In essence, it is a regulation of the European Union, which Estonia is adopting. The EU has reached an agreement on uniform rules with such internet giants as Google, Facebook, Twitter and YouTube.

In the first reading of the bill in the Riigikogu on January 11, the issue of whether to count posts supporting the Kremlin's policy as terrorist will certainly come up for discussion, since Estonia has declared Russia a state which supports terrorism. In principle, the bill is also related to Facebook's activities regarding posts supporting Ukraine, although this issue is not directly mentioned there.

Kristen Michal (RE), chairman of the Economic Affairs Committee, agrees that removing posts supporting Ukraine or describing Russian war crimes from Facebook is nonsense.

"The European Union and other Western countries should definitely consider what the rules and behavior models of large social media platforms are. The problem has been obvious for a long time. Social media platforms are seeking to increase in any way possible the number of contacts and clicks, but this does not guarantee that general human values will always come first for algorithms,” said Michal.

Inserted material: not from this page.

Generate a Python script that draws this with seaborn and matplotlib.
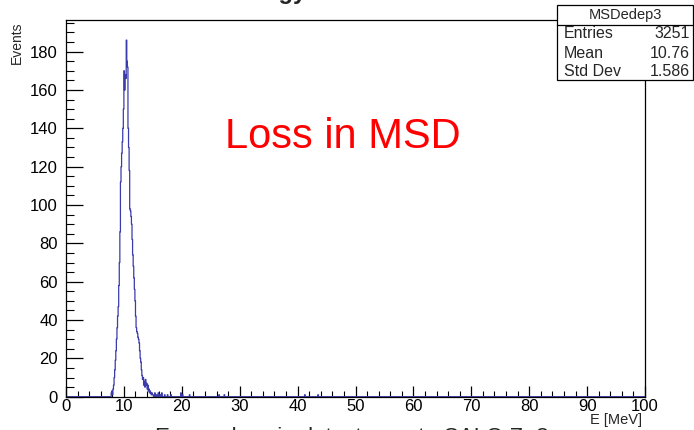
import numpy as np
import pandas as pd
import matplotlib
matplotlib.use("Agg")
import matplotlib.pyplot as plt
import seaborn as sns
from matplotlib.ticker import MultipleLocator
from matplotlib.patches import Rectangle

# ---- data (bin width 0.1 MeV, histogram 0-100 MeV) ----
core_start = 7.8
core_counts = [2, 3, 1, 4, 6, 10, 14, 19, 24, 30,
               36, 42, 47, 58, 70, 86, 112, 120, 127, 133,
               140, 150, 170, 160, 168, 166, 186, 175, 172, 140,
               130, 118, 98, 97, 94, 90, 82, 74, 68, 62,
               56, 50, 42, 36, 34, 33, 31, 30, 28, 24,
               20, 18, 14, 11, 9, 10, 6, 8, 5, 9,
               6, 7, 4, 6, 3, 4, 2, 3, 2, 1,
               2, 1, 1]
tail_energy = [15.3, 15.6, 15.9, 16.2, 16.5, 17.0, 17.5, 18.1, 19.8, 20.1, 21.3, 26.4, 27.3, 41.2, 43.5]
tail_counts = [2, 1, 2, 1, 2, 1, 1, 1, 2, 1, 1, 1, 1, 1, 1]

hist_name = "MSDedep3"
stats_labels = ["Entries", "Mean", "Std Dev"]
stats_values = ["3251", "10.76", "1.586"]
x_label = "E [MeV]"
y_label = "Events"
annot = "Loss in MSD"
top_title = "Energy loss in MSD"
bottom_title = "Energy loss in detector up to CALO Z=8"

core_centers = [round(core_start + 0.05 + 0.1 * i, 3) for i in range(len(core_counts))]
df = pd.DataFrame({
    "E": core_centers + [e + 0.05 for e in tail_energy],
    "n": [float(v) for v in core_counts + tail_counts],
})

sns.set_style("white")
plt.rcParams["font.family"] = ["Liberation Sans", "DejaVu Sans"]

fig = plt.figure(figsize=(6.94, 4.30), dpi=100)
ax = fig.add_axes([66 / 694, 1 - 396.7 / 430, (645 - 66) / 694, (396.7 - 20) / 430])

sns.histplot(data=df, x="E", weights="n", binwidth=0.1, binrange=(0, 100),
             element="step", fill=False, color="#3b3bab", linewidth=0.9, ax=ax)

ax.set_xlim(0, 100)
ax.set_ylim(0, 196.5)
ax.set_xlabel("")
ax.set_ylabel("")
ax.xaxis.set_major_locator(MultipleLocator(10))
ax.xaxis.set_minor_locator(MultipleLocator(2))
ax.yaxis.set_major_locator(MultipleLocator(20))
ax.yaxis.set_minor_locator(MultipleLocator(5))
ax.tick_params(axis="both", which="both", direction="in", colors="black",
               labelsize=12, bottom=True, left=True, top=False, right=False)
ax.tick_params(axis="y", which="major", length=12, width=0.9, pad=6)
ax.tick_params(axis="y", which="minor", length=6, width=0.8)
ax.tick_params(axis="x", which="major", length=8, width=0.9, pad=2)
ax.tick_params(axis="x", which="minor", length=4, width=0.8)
for s in ax.spines.values():
    s.set_color("black")
    s.set_linewidth(0.9)

fig.text(17 / 694, 1 - 21 / 430, y_label, rotation=90, ha="center", va="top", fontsize=10)
fig.text(642 / 694, 1 - 413 / 430, x_label, ha="right", va="top", fontsize=10.5)
fig.text(343 / 694, 1 - 148 / 430, annot, color="red", ha="center", va="baseline", fontsize=30)
fig.text(155 / 694, 1 - 427 / 430, bottom_title, ha="left", va="top", fontsize=16)
fig.text(226 / 694, 1 + 1 / 430, top_title, ha="left", va="baseline", fontsize=17, fontweight="bold")

# stats box
bx0, bx1, by0, by1 = 557, 693, 5, 80
fig.patches.append(Rectangle((bx0 / 694, 1 - by1 / 430), (bx1 - bx0) / 694, (by1 - by0) / 430,
                             transform=fig.transFigure, facecolor="white", edgecolor="black",
                             linewidth=0.9, zorder=5))
fig.add_artist(plt.Line2D([bx0 / 694, bx1 / 694], [1 - 24.5 / 430, 1 - 24.5 / 430],
                          transform=fig.transFigure, color="black", linewidth=0.9, zorder=6))
fig.text((bx0 + bx1) / 2 / 694, 1 - 15 / 430, hist_name, ha="center", va="center", fontsize=10.5, zorder=7)
for i, (lab, val) in enumerate(zip(stats_labels, stats_values)):
    yy = 1 - (34 + 19 * i) / 430
    fig.text(564 / 694, yy, lab, ha="left", va="center", fontsize=11.5, zorder=7)
    fig.text(690 / 694, yy, val, ha="right", va="center", fontsize=11.5, zorder=7)

fig.savefig("out.png", dpi=100)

According to him, Russia's aggression in Ukraine and its reflections show that there are still a large number of false accounts owners, there is conscious repetition of false information, and the possibilities of mass media moderation are exploited in an organized manner by submitting, reports and thus restricting access to truthful information.

“This definitely needs to be discussed, because if mass media is a critically important infrastructure, it needs protection, also regarding the rules, and understandable mechanisms, how certain decisions are made and according to which rules they can be contested," Michal said.

The European Union is trying to protect the social media users

  • A European Union legislation designed to protect social media users from the arbitrariness of global giants has been in force for more than a month, but since it has been there for a short time only, it is not yet certain whether it will solve all the problems..
  • On November 16, the Digital Services Act (DSA) of the European Union entered into force, the purpose of which, among other things, is to give users the right to challenge the removal of their posted content from the platform and to reduce the spread of false information.
  • DSA differentiates between major social media platforms like Facebook and messaging applications like WhatsApp and Telegram..
  • Both are regulated, but to different degrees. For example, Telegram, which is a messaging application, has an obligation to designate a point of contact in the European Union, as well as requirements for user terms.